When Reality Outdoes Fantasy

Credit: Robert Lukeman

I came across this photograph of Seljalandsfoss in Iceland recently, and it immediately struck me as one of those places that seems too fantastical to be real.

At first glance it’s simply beautiful. A waterfall plunging over an emerald cliff into impossibly green fields beneath a sky that looks as though someone had been a little overenthusiastic with the paintbrush.

Then I noticed the tiny figure standing by the bridge on the left. That’s a person.

Suddenly the whole image changes. The waterfall isn’t merely pretty—it’s immense. The landscape goes from “that’s a lovely photograph” to “good grief…”

It also reminded me of something that fantasy writers occasionally run into.

If we’d invented this place from scratch, some readers would probably accuse us of overdoing it. The colours are too vivid. The waterfall is too dramatic. The cliffs are too perfect. Tone it down a little. Make it more believable. Except… It’s real.

Nature has never shown the slightest interest in whether we find it plausible.

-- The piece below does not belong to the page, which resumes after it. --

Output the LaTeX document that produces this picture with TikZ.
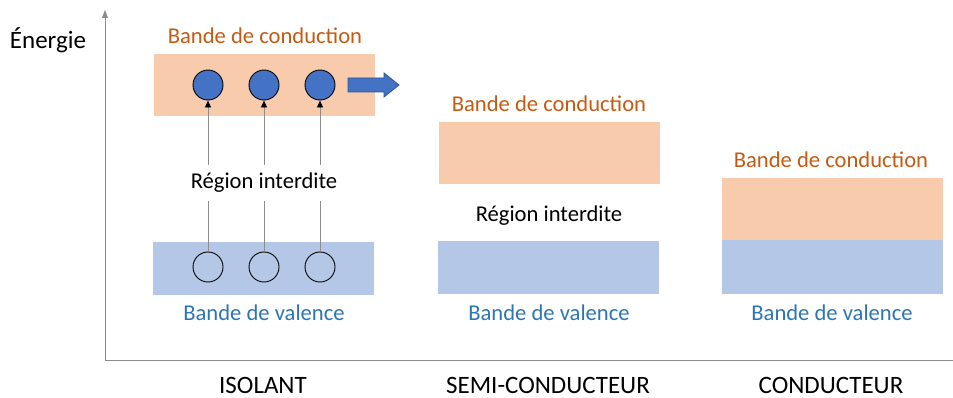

Peter Jackson understood this when he filmed The Lord of the Rings. He didn’t take the magnificent landscapes of New Zealand and bury them beneath layers of CGI. Those mountains, rivers, forests and valleys were allowed to stand on their own. They already looked extraordinary.

The magic happened within those landscapes.

The visual effects brought hobbits, ents, Balrogs, orcs and other inhabitants of Middle-earth to life. Buildings were added where necessary. Ancient ruins appeared. But the mountains remained mountains, and the forests remained forests.

Middle-earth felt real because so much of it was real.

I think there’s a lesson there for fantasy writers.

We spend a great deal of time trying to invent worlds that readers will believe in, when some of the finest fantasy settings already exist. Iceland. New Zealand. The Giant’s Causeway. The sandstone towers of Zhangjiajie. The Giant Sequoias of California. These places don’t need embellishment. They’re already astonishing.

Perhaps that’s why fantasy resonates so strongly with us. At its best, it isn’t about creating the impossible. It’s about taking the extraordinary things that already exist and asking one simple question.

What if a dragon lived here? Or elves. Or a wizard with a pointy hat and an unfortunate tendency to arrive precisely when he means to.

Sometimes the best inspiration for worldbuilding isn’t another fantasy novel. It’s our own remarkable planet.